As my heart had embarked for the Peninsula with the 1st battalion, although my body (for the reasons given) remained behind for a year, I shall, with the reader's permission, follow the first, as being in the more interesting position of the two; and although, under these circumstances, I am not permitted to speak in the first person singular until the two shall be again united, yet whatever I do speak of I have heard so often and so well authenticated, that I am enabled to give it with the same confidence as if I had been an eye-witness.

"A LAY OF LOVE FOR LADY BRIGHT."

Lisbon was doubtless as rich in abominations now as it was a year after, without any other redeeming virtue, which is a very ugly commencement to a tale of love; but having landed my reader a second time at the same place, I am anxious to relieve him from the fear of being treated to a second edition of the same story, and to assure him that my head-piece has been some time charged with fresh ammunition and I mean to discharge it now, to prevent its getting rusty. I intend to fight those battles only that I never fought before, galloping over the ground lightly, and merely halting to give a little of my conversation, such as it is, whenever I have anything new to tell; and as I have no idea of enduring the fatigues of the march to Talavera, nor the pleasures of fattening on the dinners of chopped straw which followed it, I shall leave my regiment to its fate until its return to the north of Portugal, and take advantage of the repose it affords to make my editorial bow with all due deference to my fair and lovely readers, to express my joy that I have been once more enabled to put myself in communion with them, and to assure them of my continued unbounded love and admiration, for I feel and have ever felt that the man who gave frailty the name of woman was a blockhead, and must have been smarting under some unsuccessful bit of the tender, for I have met her in the bower and in the battle, and have ever found her alike admirable in both! That old fool Shakspeare, too, having only a man's courage to meet a sprite with! Had he but told Macbeth to dare as woman dared, he would have seen the ghost of Banquo vanish into the witches' kettle in the twinkling of a wheelbarrow; for although I have never seen a woman kick the bucket, I have certainly seen her kick every thing else, and in fact there is nothing in the heroics that I have not seen her do. See her again when she descends into herself, and it is very odd if I have not seen her there too! for no man has ever been so often or so deep in love as I have—my poor heart has been lacerated, torn, and finally scorched until it is withered up like a roasted potato with scarcely the size of a kiss left.

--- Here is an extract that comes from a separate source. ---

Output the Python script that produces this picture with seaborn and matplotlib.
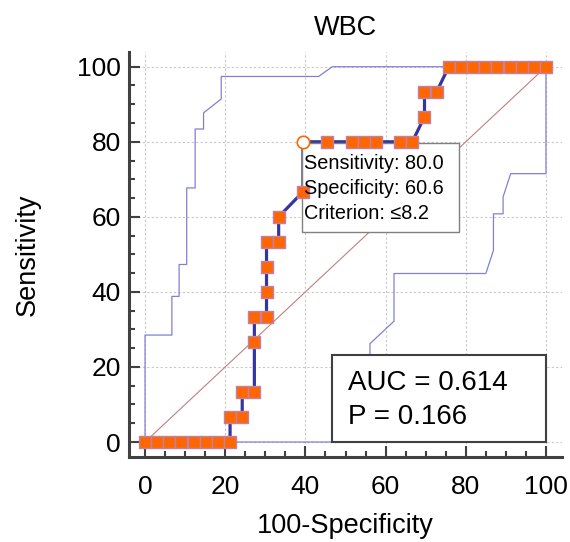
import matplotlib
matplotlib.use("Agg")
import matplotlib.pyplot as plt
import seaborn as sns
import pandas as pd
from matplotlib.patches import Rectangle
from matplotlib.ticker import MultipleLocator

# ROC curve points (100-Specificity, Sensitivity)
fpr = [0, 3.03, 6.06, 9.09, 12.12, 15.15, 18.18, 21.21,
       21.21, 24.24, 24.24, 27.27, 27.27, 27.27, 30.30, 30.30,
       30.30, 30.30, 33.33, 33.33, 39.39, 39.39, 45.45, 51.52,
       54.55, 57.58, 63.64, 66.67, 69.70, 69.70, 72.73, 75.76,
       78.79, 81.82, 84.85, 87.88, 90.91, 93.94, 96.97, 100]
tpr = [0, 0, 0, 0, 0, 0, 0, 0,
       6.67, 6.67, 13.33, 13.33, 26.67, 33.33, 33.33, 40.0,
       46.67, 53.33, 53.33, 60.0, 66.67, 80.0, 80.0, 80.0,
       80.0, 80.0, 80.0, 80.0, 86.67, 93.33, 93.33, 100,
       100, 100, 100, 100, 100, 100, 100, 100]

# confidence bounds
upper_x = [0, 0, 6.7, 6.7, 8.5, 8.5, 10.4, 10.4, 12.5, 12.5, 14.6, 14.6,
           19.0, 19.0, 43.3, 46.7, 100]
upper_y = [0, 28.5, 28.5, 38.8, 38.8, 47.3, 47.3, 67.7, 67.7, 83.4, 83.4,
           87.7, 91.4, 97.4, 97.4, 100, 100]
lower_x = [0, 56.1, 56.1, 62.1, 62.1, 85.0, 86.9, 86.9, 89.3, 89.3, 91.2,
           100, 100]
lower_y = [0, 0, 26.2, 32.2, 44.9, 44.9, 51.1, 60.8, 60.8, 65.3, 71.5,
           71.5, 100]

# optimal criterion
crit_x = 39.39
crit_y = 80.0
crit_text = ["Sensitivity: 80.0", "Specificity: 60.6", "Criterion: \u22648.2"]
auc_text = ["AUC = 0.614", "P = 0.166"]

roc = pd.DataFrame({"fpr": fpr, "tpr": tpr})

sns.set_style("white")
plt.rcParams["font.family"] = ["Liberation Sans", "DejaVu Sans"]
plt.rcParams["text.color"] = "black"
plt.rcParams["axes.labelcolor"] = "black"
plt.rcParams["xtick.labelcolor"] = "black"
plt.rcParams["ytick.labelcolor"] = "black"

fig = plt.figure(figsize=(5.70, 5.42), dpi=100)
ax = fig.add_axes([0.2263, 0.1568, 0.7597, 0.7478])

ax.plot([0, 100], [0, 100], color="#c08080", lw=0.8, zorder=2)
sns.lineplot(x=upper_x, y=upper_y, estimator=None, sort=False,
             color="#8080d4", lw=0.9, ax=ax, zorder=2)
sns.lineplot(x=lower_x, y=lower_y, estimator=None, sort=False,
             color="#8080d4", lw=0.9, ax=ax, zorder=2)
sns.lineplot(data=roc, x="fpr", y="tpr", estimator=None, sort=False,
             color="#3535a0", lw=2.3, ax=ax, zorder=3)

is_crit = (roc["fpr"] == crit_x) & (roc["tpr"] == crit_y)
sns.scatterplot(data=roc[~is_crit], x="fpr", y="tpr", marker="s", s=85,
                color="#ff6600", edgecolor="#c080a8", linewidth=1.0,
                ax=ax, zorder=5)
sns.scatterplot(x=[crit_x], y=[crit_y], marker="o", s=80, color="white",
                edgecolor="#ff6600", linewidth=1.2, ax=ax, zorder=7)

# criterion box
ax.add_patch(Rectangle((39.2, 56.0), 39.1, 23.6, facecolor="white",
                       edgecolor="#808080", lw=1.0, zorder=4))
for i, t in enumerate(crit_text):
    ax.text(39.6, 74.1 - i * 6.65, t, fontsize=14.3, va="center",
            ha="left", zorder=6)

# AUC box
ax.add_patch(Rectangle((46.7, 0.0), 53.3, 23.3, facecolor="white",
                       edgecolor="#404040", lw=1.5, zorder=6))
for i, t in enumerate(auc_text):
    ax.text(50.6, 15.6 - i * 8.9, t, fontsize=20, va="center",
            ha="left", zorder=7)

ax.set_xlim(-4, 104)
ax.set_ylim(-4, 104)
ax.xaxis.set_major_locator(MultipleLocator(20))
ax.xaxis.set_minor_locator(MultipleLocator(5))
ax.yaxis.set_major_locator(MultipleLocator(20))
ax.yaxis.set_minor_locator(MultipleLocator(5))
ax.grid(True, which="major", color="#c8c8c8", linestyle=(0, (2, 2)), lw=0.8)

sns.despine(ax=ax)
for side in ["left", "bottom"]:
    ax.spines[side].set_color("#404040")
    ax.spines[side].set_linewidth(2.2)
ax.tick_params(which="both", direction="in", color="#404040", width=1.5,
               left=True, bottom=True)
ax.tick_params(which="major", length=8, labelsize=19)
ax.tick_params(which="minor", length=4.5)
ax.tick_params(axis="x", which="major", pad=13)
ax.tick_params(axis="y", which="major", pad=6)

ax.set_title("WBC", fontsize=19.5, pad=12)
ax.set_xlabel("100-Specificity", fontsize=19.5, labelpad=10)
ax.set_ylabel("Sensitivity", fontsize=19.5, labelpad=26)

fig.savefig("out.png", dpi=100)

How it was that I did not find myself dangling at a door-post by the end of a silk handkerchief some odd morning is to me astonishing, but here I am, living and loving still as fondly as ever. Prudence at this moment whispers that I have said enough for the present, for if I go on making love so fiercely thus early in the day, I shall be forced to marry the whole sex and bring my book to a premature conclusion, for which posterity would never forgive me. I must therefore for the present take a most reluctant leave, with a promise of renewing my courtship from time to time as opportunities offer, if they will but good-naturedly follow me through the various scenes into which I am about to conduct them; and while I do my best to amuse them by the way, should I unintentionally dive so deeply into the pathetic as to beguile them of a tear, let me recommend them to wipe it away, for it is only their smiles I court.

While on the way to join the light division on the northern frontier, I shall take the opportunity of introducing the reader to their celebrated commander, the late Major-General Robert Crawfurd, an officer who, for a length of time, was better known than liked, but like many a gem of purer ray his value was scarcely known until lost.


[CHAP. IV.]
Shewing how generals may descend upon particulars with a cat-o'-nine tails. Some extra Tales added. Historical, Comical, and Warlike all.

Crawfurd was no common character. He, like a gallant cotemporary of his, was not born to be a great general, but he certainly was a distinguished one,—the history of his division and the position which he held beyond the Coa in 1810, attest the fact. He had neither judgement, temper, nor discretion to fit him for a chief, and as a subordinate he required to be held with a tight rein, but his talents as a general of division were nevertheless of the first order. He received the three British regiments under his command, finished by the hands of a master in the art, Sir John Moore, and, as regiments, they were faultless; but to Crawfurd belonged the chief merit of making them the war brigade which they became, alike the admiration of their friends and foes. How he made them so I am about to show, but how such another is to be made now that his system has fallen into disrepute, will be for futurity to determine.